While it’s hard to track the source of the ADF’s funding, an arm of the National Christian Foundation — one of the largest charities in the United States — has donated nearly $66 million dollars to the organization since 2018. Organizations like the Richard and Helen DeVos Foundation and The Charles Koch Institute have also donated to the group.
“They have the financing and resources to push this anti-LGBTQ agenda,” says Heidi Beirich. “They’re in this for the long game and aren’t going anywhere. So any of us who are concerned about a vibrant, diverse democracy should be concerned about this group and where their money is coming from because they represent a democratic backsliding. And with the 2024 election fast approaching, it’s even more important to stay vigilant.”
As the ADF’s financial, political, and legal power has increased, the progress and safety of LGBTQ folks in the U.S. have suffered. Hate crimes against LGBTQ people are rising dramatically. Earlier this year, the Department of Homeland Security warned of domestic terror threats to the LGBTQ community. Businesses and churches have received bomb threats for signaling allyship toward the community and far-right extremists like The Proud Boys have turned up at pro-LGBTQ schools to protest and intimidate.

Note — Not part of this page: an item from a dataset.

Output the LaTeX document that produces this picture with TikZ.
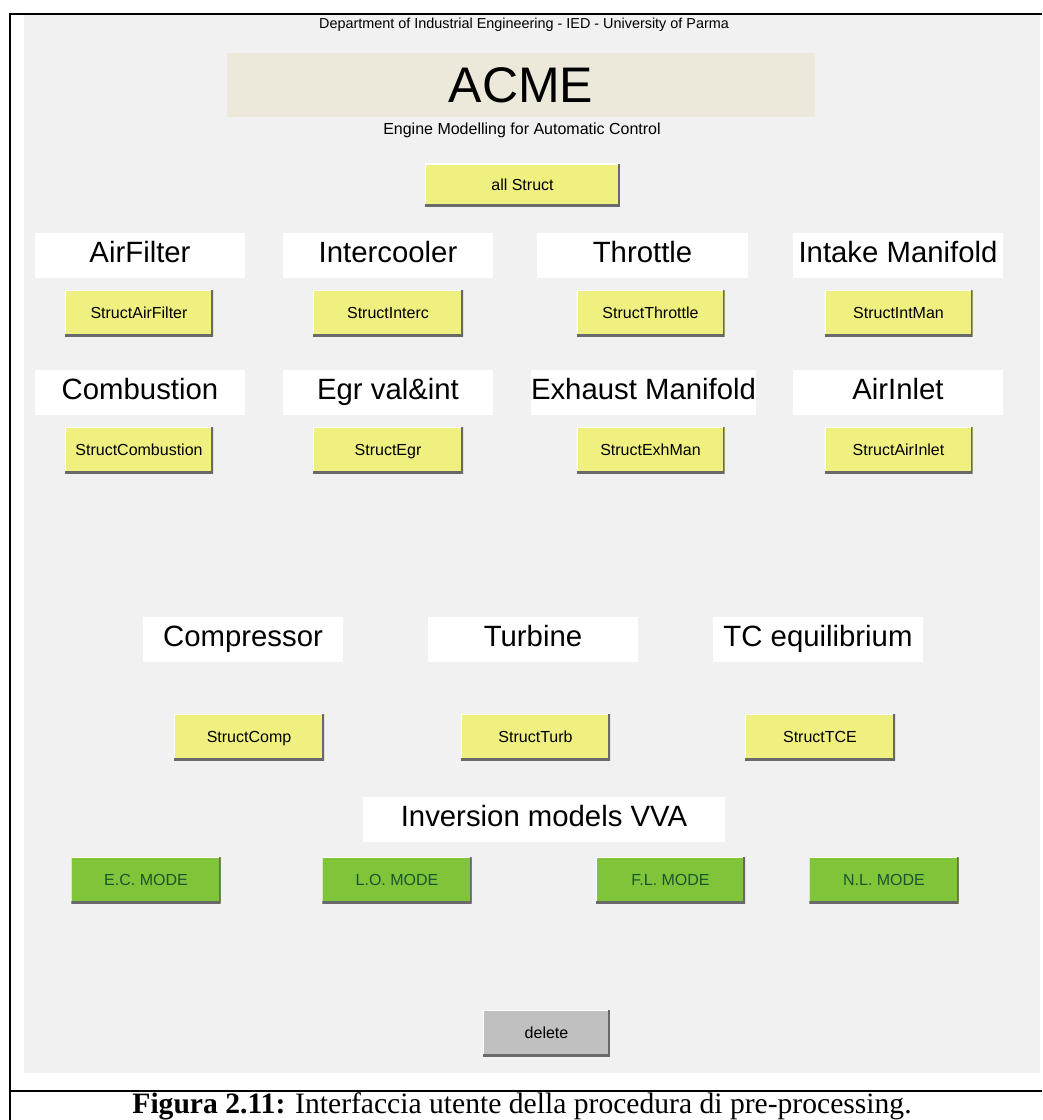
\documentclass[tikz,border=0pt]{standalone}
\usepackage{fontspec}
\setmainfont{Liberation Sans}
\newfontfamily\capfont{Liberation Serif}
\definecolor{panel}{RGB}{240,241,240}
\definecolor{acmebg}{RGB}{236,233,218}
\definecolor{btnyellow}{RGB}{240,240,128}
\definecolor{btngreen}{RGB}{128,196,58}
\definecolor{btngray}{RGB}{192,192,192}
\definecolor{edgedark}{RGB}{105,105,105}
\definecolor{modetext}{RGB}{25,85,45}
\newcommand{\px}[1]{\fontsize{#1}{#1}\selectfont}
\begin{document}
\begin{tikzpicture}[x=0.75pt,y=-0.75pt,
  every node/.style={inner sep=0pt, outer sep=0pt},
  titlebox/.style={text height=1.08em, text depth=0pt, fill=white, minimum height=33.75pt, font=\px{22pt}},
  raised/.style={path picture={
      \draw[white, line width=1.5pt]
        (path picture bounding box.south west) |- (path picture bounding box.north east);
      \draw[edgedark, line width=3pt]
        (path picture bounding box.south west) -| (path picture bounding box.north east);}},
  btntext/.style={text height=0.82em, text depth=0pt, font=\px{12pt}},
  ybtn/.style={btntext, raised, fill=btnyellow, minimum width=111pt, minimum height=34.5pt},
  gbtn/.style={btntext, raised, fill=btngreen, minimum width=112pt, minimum height=34.5pt, text=modetext},
  dbtn/.style={btntext, raised, fill=btngray, minimum width=95pt, minimum height=34.5pt},
  frameline/.style={line width=1.5pt}
]
\path[use as bounding box, fill=white] (0,0) rectangle (1042,1120);
\begin{scope}
\clip (0,0) rectangle (1042,1120);

% window panel
\fill[panel] (24,15) rectangle (1040,1073);

% header
\node (dept) at (524,25) {\px{10.8pt}Department of Industrial Engineering - IED - University of Parma};
\node[fill=acmebg, minimum width=441pt, minimum height=48pt] (acmebox) at (521,85) {};
\node (acme) at (521,85) {\px{37.5pt}ACME};
\node (subtitle) at (522,130) {\px{12pt}Engine Modelling for Automatic Control};
\node[ybtn, minimum width=146pt, minimum height=32pt] (allstruct) at (522.5,185) {all Struct};

% first block of components
\node[titlebox, minimum width=157.5pt] (tAir) at (140,255.5) {AirFilter};
\node[titlebox, minimum width=157.5pt] (tInt) at (388,255.5) {Intercooler};
\node[titlebox, minimum width=158pt] (tThr) at (642.5,255.5) {Throttle};
\node[titlebox, minimum width=157.5pt] (tMan) at (898,255.5) {Intake Manifold};

\node[ybtn] (bAir) at (139,313) {StructAirFilter};
\node[ybtn, minimum width=112.5pt] (bInt) at (388,313) {StructInterc};
\node[ybtn] (bThr) at (650.5,313) {StructThrottle};
\node[ybtn] (bMan) at (898.5,313) {StructIntMan};

\node[titlebox, minimum width=157.5pt] (tComb) at (140,392.5) {Combustion};
\node[titlebox, minimum width=157.5pt] (tEgr) at (388,392.5) {Egr val\&int};
\node[titlebox, minimum width=169pt] (tExh) at (643.5,392.5) {Exhaust Manifold};
\node[titlebox, minimum width=157.5pt] (tInl) at (898,392.5) {AirInlet};

\node[ybtn] (bComb) at (139,450) {StructCombustion};
\node[ybtn, minimum width=112.5pt] (bEgr) at (388,450) {StructEgr};
\node[ybtn] (bExh) at (650.5,450) {StructExhMan};
\node[ybtn] (bInl) at (898.5,450) {StructAirInlet};

% turbocharger block
\node[titlebox, minimum width=150pt] (tComp) at (243,639) {Compressor};
\node[titlebox, minimum width=157.5pt] (tTurb) at (533,639) {Turbine};
\node[titlebox, minimum width=157.5pt] (tTCE) at (818,639) {TC equilibrium};

\node[ybtn, minimum width=112.5pt] (bComp) at (249,737) {StructComp};
\node[ybtn, minimum width=112pt] (bTurb) at (535.5,737) {StructTurb};
\node[ybtn, minimum width=112.5pt] (bTCE) at (820,737) {StructTCE};

% inversion models
\node[titlebox, minimum width=271.5pt] (tInv) at (544,819) {Inversion models VVA};
\node[gbtn] (bEC) at (146,880) {E.C. MODE};
\node[gbtn] (bLO) at (397,880) {L.O. MODE};
\node[gbtn] (bFL) at (670.5,880) {F.L. MODE};
\node[gbtn] (bNL) at (884,880) {N.L. MODE};

\node[dbtn] (bDel) at (546.5,1033) {delete};

% figure frame and caption
\draw[frameline] (10,1120) -- (10,14) -- (1042,14);
\draw[frameline] (10,1091) -- (1042,1091);
\node[anchor=base, font=\capfont\px{22.2pt}] (caption) at (522,1113)
  {\textbf{Figura 2.11:} Interfaccia utente della procedura di pre-processing.};
\end{scope}
\end{tikzpicture}
\end{document}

All of this led to the nation’s largest LGBTQ advocacy group, Human Rights Campaign, to issue a national state of emergency for the community at the beginning of Pride month.
While the ADF contends they are working to protect parental rights and to keep kids safe, Datta says the organization is only hurting children and making them more susceptible to hate crimes, terror attacks, and mental health issues. “The last thing on the minds of people in ADF is the welfare of queer kids,” he says.
He points to a Trevor Project study that found 41 percent of LGBTQ kids in the U.S. seriously considered attempting suicide in the last year. “No matter what your sexual orientation or gender identity is, being a teenager can be hard. And then figuring out that you’re a very small minority makes it that much harder. But the icing on the cake is having these grown adults perpetuate an environment where you believe you aren’t equal, and where the hostility that may surround you in your hometown is legitimated by the legal and political power players in American society,” he says.
Datta worries that if the ADF continues to operate in the highest courts relatively unchecked, LGBTQ rights will continue to erode and other groups will also be impacted. “LGTBQ rights are the canary in the coalmine. If you’re able to erode gay and trans rights on the basis of freedom of religion, women, other minority groups, and anyone who happens to have a life that doesn’t end up in a heterosexual, monogamous, nuclear family will be next.”
Because the ADF works to undermine human rights, Datta says, they intentionally try to operate under the radar. “That’s why it’s so important to shed light on what they do and proactively monitor their actions,” he says. “They’re transforming religion from a shield into a weapon. We need to keep our eyes wide open on this group.”